We also have to beware of a big semantic/functional overlap of such a Repository
-MDRecord and the SRU-explain
-response of given service and TODO: have to clarify the interaction and dependencies.
Following is a proposal of a sample Repository
-instance:
<CMD> <Resources> <ResourceProxyList> <!-- should refer to collections or resources that are reachable by given Repository. --> <ResourceProxy id="mpi-subcorpus"> <ResourceType>Metadata</ResourceType> <ResourceRef>{collection-handle}</ResourceRef> </ResourceProxy> </ResourceProxyList> </Resources> <Components> <Repository> <GeneralInfo> <ID>?</ID> <Name>MPI corpus</Name> <Description>MPI Corpora: ESF, CGN, ...</Description> </GeneralInfo> <Endpoint> <URL>http://cqlservlet.mpi.nl/</URL> <type>SRU</type> <Views> <view>text</view> </Views> </Endpoint> <Endpoint> <URL>http://corpus1.mpi.nl/ds/imdi_browser/</URL> <type>WebApp/User Interface</type> </Endpoint> </Repository> </Components> </CMD>
indexdata solution
Indexdata/Masterkey? framework (from which we are exampine the Pazpar2-component as aggregator) provides IRSpy (GPL) and Torus (seems proprietary).
Further (future) Issues
- Integration with MD-search
- Integration with VLO
- Integration with the Virtual Collection Registry
- Aggregrator/endpoint.
We note that all three will ideally be integrated in the same manner.
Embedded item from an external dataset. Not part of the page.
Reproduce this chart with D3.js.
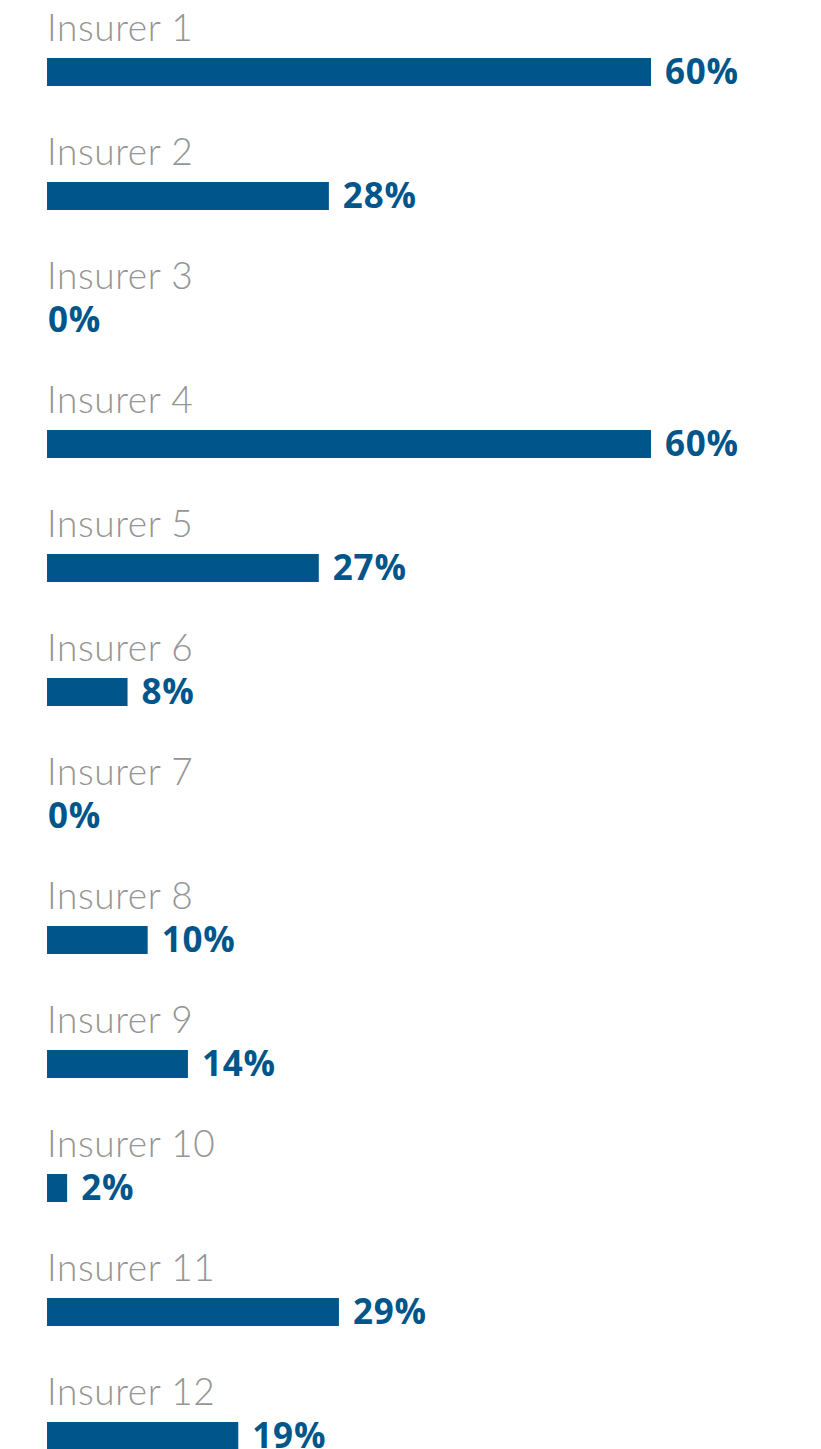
<!DOCTYPE html>
<html>
<head>
<meta charset="utf-8">
<script src="https://cdn.jsdelivr.net/npm/d3@7"></script>
<style>
  html, body { margin: 0; padding: 0; background: #ffffff; }
  svg { display: block; }
</style>
</head>
<body>
<div id="chart"></div>
<script>
// Share by insurer
const categories = ["Insurer 1", "Insurer 2", "Insurer 3", "Insurer 4", "Insurer 5", "Insurer 6",
                    "Insurer 7", "Insurer 8", "Insurer 9", "Insurer 10", "Insurer 11", "Insurer 12"];
const values = [60, 28, 0, 60, 27, 8, 0, 10, 14, 2, 29, 19];

const width = 821, height = 1449;
const left = 47, rowStep = 124, firstTop = 58, barH = 28;
const barColor = "#00568a", nameColor = "#959595";

const svg = d3.select("#chart").append("svg")
  .attr("width", width).attr("height", height);

const x = d3.scaleLinear().domain([0, 60]).range([0, 604]);
const y = d3.scaleBand().domain(categories)
  .range([firstTop, firstTop + rowStep * categories.length]).paddingInner(0).paddingOuter(0);

const rows = svg.selectAll("g.row").data(categories.map((c, i) => ({ c, v: values[i] })))
  .join("g").attr("class", "row")
  .attr("transform", d => `translate(0,${y(d.c)})`);

// category name above each bar
rows.append("text")
  .attr("x", left).attr("y", -17)
  .attr("font-family", "Lato, 'Open Sans', sans-serif")
  .attr("font-weight", 300)
  .attr("font-size", 37)
  .attr("letter-spacing", 0.6)
  .attr("fill", nameColor)
  .text(d => d.c);

rows.filter(d => d.v > 0).append("rect")
  .attr("x", left).attr("y", 0)
  .attr("width", d => x(d.v)).attr("height", barH)
  .attr("fill", barColor);

// value label right of the bar end
rows.append("text")
  .attr("x", d => left + (d.v > 0 ? x(d.v) + 14 : 1))
  .attr("y", 26)
  .attr("font-family", "'Open Sans', Lato, sans-serif")
  .attr("font-weight", 700)
  .attr("font-size", 35)
  .attr("letter-spacing", 0.8)
  .attr("fill", barColor)
  .text(d => d.v + "%");
</script>
</body>
</html>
For this to happen there are a few conditions that MUST be met:
- All centres generate nice CMDI
- This CMDI is of a same granuality as the search contstrainability in the endpoint
- Everyone includes in the CMDI files a unique set identifier thingy (e.g., the node-id mapping hdl.net thing at the MPI).
- The endpoints understand the unique identifiers from their corresponding CMDI files!